La couleur des sentiments a le mérite, comme Hairspray si l’on prend une référence récente, de montrer à quel point la ségrégation raciale aux Etats Unis jusque dans le début des années 60, n’avait rien d’un mythe, un siècle après l’abolition de l’esclavage. Ce mélange de racisme ordinaire et d’esclavagisme déguisé, de domination des uns et de soumission des autres, choque toujours autant, malgré l’aspect factice de cette Amérique d’après guerre : belles maisons, brushings impeccables, robes bien propres, luxe matériel… Une blanche fait exception (Emma Stone, RAS) : l’héroïne, celle qui va faire le lien entre le passé et l’avenir, les noirs et les blancs, le Sud rétrograde et New York la moderne. On le devine tout de suite, un peu trop facilement, tant elle se différencie : cheveux frisés, vêtements ternes et sans couleurs pastels, diplômée et ambitieuse. Au milieu des chipies, elle détone. Sorte d’Erin Brokovitch défendant la minorité face à sa propre caste.

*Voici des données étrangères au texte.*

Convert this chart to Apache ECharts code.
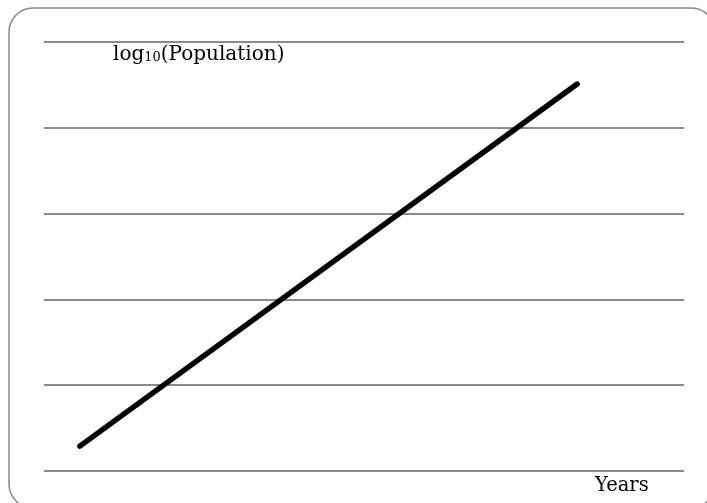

Car ce film n’est rien d’autre qu’un Desperate Housewives sixties, avec son lot de garces se plantant des couteaux dans le dos. Pimbêches immondes, elles aiment humilier, rejeter, et refusent toute responsabilité au nom d’un ordre ancien. De l’autre côté, les « bonnes » n’ont ni salaire minimum, ni sécurité sociale, ni traitement de faveur. Il faut des petites doses d’humour, des absurdités bien désignées, de l’ironie pour ne pas sombrer dans un raisonnement simplement binaire et dans un pathos qui aurait été destructeur pour le film.

Tout est nuancé autant que appuyé. L’hypocrisie et la cruauté font oublier la caricature de la salope blanche suprême (Bryce Dallas Howard, à baffer tant elle est bonne dans ce registre). D’autres scènes, plus excessives, donnent du relief (la tarte au chocolat deviendra certainement culte en tant que running gag). Parfois cet excès déséquilibre aussi le propos : la « méchante » subit ainsi les pires revanches (herpès, alcoolisme, …) là où aurait suffit une dénonciation publique… L’exagération transforme le film en soap-opéra pas comique, sorte de Télénovela sudiste où l’affranchissement des victimes sert de happy end, davantage que la remise en question des coupables.

« Feel good movie » par excellence, du désespoir à la renaissance, on comprend vite pourquoi le livre a attiré les producteurs hollywoodiens. Puis le public nord-américain, qui se souviendra surtout de Viola Davis, bouleversante, et de Jessica Chastain, émouvante. Les deux parias volent la vedette à toutes les autres.